Adams 12 already had coaches for the teaching of reading and writing, and so had experience with the progress teachers can make when help from an accomplished colleague is woven into their work.

Literacy coach Nancy McLean, left, takes notes while observing 1st grade teacher Charity Haviland working with students on a reading lesson at North Star Elementary.

“We think the coaching model has been a critical component in the rise of student achievement,” said Superintendent Michael F. Paskewicz, citing three straight years of growth in state test scores, including two years in which Adams 12’s increases outstripped those of the other districts in the Denver metropolitan area.

PD With a Difference

Educational fads come and go, but coaching for teachers is fast becoming a tool of choice for striving districts. That’s in part because of its success in districts like Adams 12 and in part because of a research consensus that, among those that schools can control, teachers are the most important factor in student learning.

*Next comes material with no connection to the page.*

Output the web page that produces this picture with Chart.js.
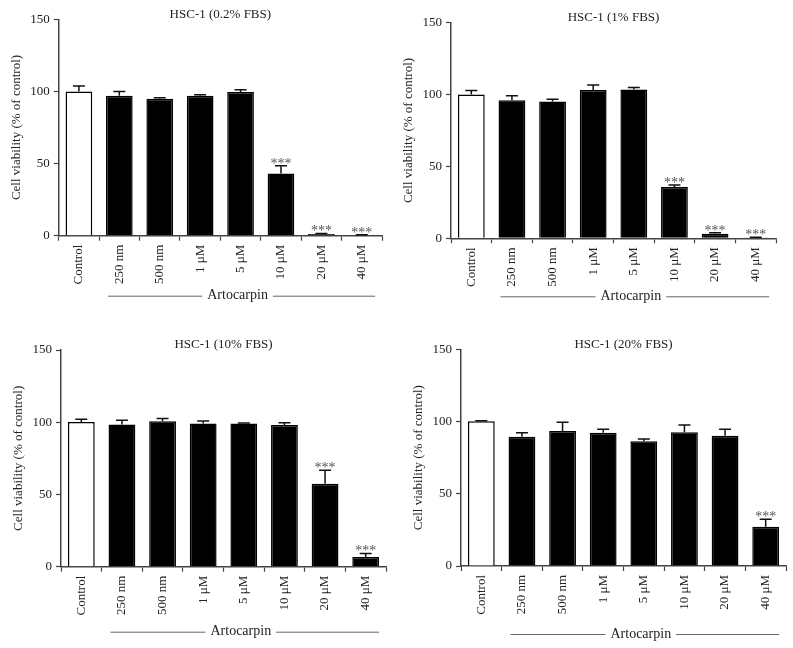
<!DOCTYPE html>
<html>
<head>
<meta charset="utf-8">
<script src="https://cdn.jsdelivr.net/npm/chart.js@4.4.1/dist/chart.umd.min.js"></script>
<style>
  html, body { margin: 0; padding: 0; background: #fff; }
  #page { position: relative; width: 793px; height: 648px; overflow: hidden; }
  canvas { position: absolute; }
</style>
</head>
<body>
<div id="page">
  <canvas id="c1" width="396" height="320" style="left:0;top:0"></canvas>
  <canvas id="c2" width="397" height="320" style="left:396px;top:0"></canvas>
  <canvas id="c3" width="396" height="328" style="left:0;top:320px"></canvas>
  <canvas id="c4" width="397" height="328" style="left:396px;top:320px"></canvas>
</div>
<script>
// categories
const categories = ["Control", "250 nm", "500 nm", "1 \u03bcM", "5 \u03bcM", "10 \u03bcM", "20 \u03bcM", "40 \u03bcM"];
const titles = ["HSC-1 (0.2% FBS)", "HSC-1 (1% FBS)", "HSC-1 (10% FBS)", "HSC-1 (20% FBS)"];
const groupLabel = "Artocarpin";
const yTicks = [0, 50, 100, 150];

// mean cell viability (% of control)
const fbs02 = [100, 97, 95, 97, 99.6, 43.2, 1.2, 0.5];
const fbs1 = [100, 96, 95.1, 103.2, 103.6, 35.7, 3.2, 0.5];
const fbs10 = [100.2, 98.5, 100.6, 99.2, 99.2, 98, 57.5, 6.7];
const fbs20 = [100.2, 89.5, 93.5, 92.3, 86.3, 92.5, 90.2, 27.2];

// upper error (SD)
const err02 = [3.8, 3, 0.7, 0.7, 1.6, 5.3, 0.4, 0.2];
const err1 = [2.8, 3.2, 1.6, 3.5, 1.4, 1.4, 0.7, 0.2];
const err10 = [1.8, 2.8, 1.9, 1.6, 0.3, 1.7, 9.2, 2.5];
const err20 = [0.4, 2.8, 6, 2.3, 1.6, 5.1, 4.4, 5.1];

// *** p < 0.001
const sig02 = [0, 0, 0, 0, 0, 1, 1, 1];
const sig1 = [0, 0, 0, 0, 0, 1, 1, 1];
const sig10 = [0, 0, 0, 0, 0, 0, 1, 1];
const sig20 = [0, 0, 0, 0, 0, 0, 0, 1];

const fontFam = '"Liberation Serif", "DejaVu Serif", serif';
Chart.defaults.font.family = fontFam;
Chart.defaults.color = "#222";

// draws error bars, stars, panel title and the Artocarpin bracket
const annotate = {
  id: "annotate",
  afterDatasetsDraw(chart, args, o) {
    const ctx = chart.ctx;
    const area = chart.chartArea;
    const y = chart.scales.y;
    const bars = chart.getDatasetMeta(0).data;
    ctx.save();
    bars.forEach((bar, i) => {
      const base = y.getPixelForValue(o.means[i]);
      const top = y.getPixelForValue(o.means[i] + o.errs[i]);
      ctx.strokeStyle = "#111";
      ctx.lineWidth = 1.5;
      ctx.beginPath();
      ctx.moveTo(bar.x, base);
      ctx.lineTo(bar.x, top);
      ctx.moveTo(bar.x - 6, top);
      ctx.lineTo(bar.x + 6, top);
      ctx.stroke();
      if (o.sig[i]) {
        ctx.fillStyle = "#555";
        ctx.font = "14px " + fontFam;
        ctx.textAlign = "center";
        ctx.textBaseline = "alphabetic";
        [-7, 0, 7].forEach(dx => ctx.fillText("*", bar.x + dx, top + 2));
      }
    });

    // title
    ctx.fillStyle = "#222";
    ctx.font = "13px " + fontFam;
    ctx.textAlign = "center";
    ctx.textBaseline = "middle";
    ctx.fillText(o.title, (area.left + area.right) / 2, area.top - 5);

    // bracket
    const first = bars[1], last = bars[bars.length - 1];
    const left = first.x - first.width / 2 + 2;
    const right = last.x + last.width / 2;
    const by = area.bottom + o.bracketGap;
    const mid = (left + right) / 2 - 4;
    ctx.font = "14px " + fontFam;
    const tw = ctx.measureText(groupLabel).width;
    ctx.fillText(groupLabel, mid, by);
    ctx.strokeStyle = "#666";
    ctx.lineWidth = 1;
    ctx.beginPath();
    ctx.moveTo(left, by + 0.5);
    ctx.lineTo(mid - tw / 2 - 5, by + 0.5);
    ctx.moveTo(mid + tw / 2 + 5, by + 0.5);
    ctx.lineTo(right, by + 0.5);
    ctx.stroke();
    ctx.restore();
  }
};

function makePanel(id, canvasBox, plotBox, title, means, errs, sig, bracketGap) {
  const yW = 50;
  const padLeft = plotBox[0] - canvasBox[0] - yW;
  const padTop = plotBox[1] - canvasBox[1];
  const padRight = canvasBox[0] + canvasBox[2] - plotBox[2];
  const xH = canvasBox[1] + canvasBox[3] - plotBox[3];
  new Chart(document.getElementById(id), {
    type: "bar",
    data: {
      labels: categories,
      datasets: [{
        data: means,
        backgroundColor: means.map((v, i) => i === 0 ? "#fff" : "#000"),
        borderColor: "#000",
        borderWidth: 1.5,
        barPercentage: 0.66,
        categoryPercentage: 1
      }]
    },
    options: {
      responsive: false,
      animation: false,
      devicePixelRatio: 1,
      layout: { padding: { left: padLeft, top: padTop, right: padRight, bottom: 0 } },
      plugins: {
        legend: { display: false },
        tooltip: { enabled: false },
        annotate: { title, means, errs, sig, bracketGap }
      },
      scales: {
        x: {
          afterFit: s => { s.height = xH; },
          grid: { drawOnChartArea: false, tickLength: 5, tickColor: "#444", tickWidth: 1.2 },
          border: { color: "#444", width: 1.5 },
          ticks: {
            autoSkip: false, minRotation: 90, maxRotation: 90, padding: 4,
            font: { size: 13 }, color: "#222"
          }
        },
        y: {
          min: 0, max: 150,
          afterFit: s => { s.width = yW; },
          afterBuildTicks: s => { s.ticks = yTicks.map(v => ({ value: v })); },
          grid: { drawOnChartArea: false, tickLength: 5, tickColor: "#444", tickWidth: 1.2 },
          border: { color: "#444", width: 1.5 },
          ticks: { padding: 4, font: { size: 13 }, color: "#222" },
          title: {
            display: true, text: "Cell viability (% of control)",
            font: { size: 13 }, color: "#222", padding: { top: 0, bottom: 0 }
          }
        }
      }
    },
    plugins: [annotate]
  });
}

makePanel("c1", [0, 0, 396, 320], [58.7, 19.3, 382, 235.7], titles[0], fbs02, err02, sig02, 60);
makePanel("c2", [396, 0, 397, 320], [451, 22.7, 776, 238.3], titles[1], fbs1, err1, sig1, 58);
makePanel("c3", [0, 320, 396, 328], [61, 350, 386, 566.7], titles[2], fbs10, err10, sig10, 65);
makePanel("c4", [396, 320, 397, 328], [461, 349.3, 786, 566], titles[3], fbs20, err20, sig20, 68);
</script>
</body>
</html>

It also reflects dissatisfaction with the standard ways districts have tried to help teachers get better. Workshops and courses, experts argue, don’t come close to doing the job. The assistance has to be sustained and as much a part of teachers’ daily work as possible, they say. Coaching fits that bill.

In the Adams 12 district, coaching is:
• Observing teachers and providing feedback
• Co-teaching and co-planning with teachers
• Facilitating professional development
•Covering classes so one teacher can observe another for short periods of time
Helping teachers find ways to use data and drive instruction

What coaching is not:
• Having your own students
• Acting as a teacher’s aide
• Doing individual student assessments
• Evaluating teachers
• Working as a substitute teacher

SOURCE: Adams 12 Five Star Schools

With old-style professional development, “there really isn’t any transfer to the actual classroom,” said Audrey A. Arellano-Davie, the director of professional development for Adams 12. “But to have a person on site, able to do problem-solving right there and part of the same community—we thought that was the most cost-effective way to build capacity.”

What Coaches Do

The exact responsibilities of teacher-coaches can vary by school or district. In the 39,000-student Adams 12 district, on the northern border of Denver, coaches do not have students of their own. Instead, their job includes observing other teachers in the classroom and offering feedback, team-teaching, helping teachers with planning, and facilitating professional development activities. On a more strategic level, they help teachers assess their students’ learning needs and map out lessons to meet those needs.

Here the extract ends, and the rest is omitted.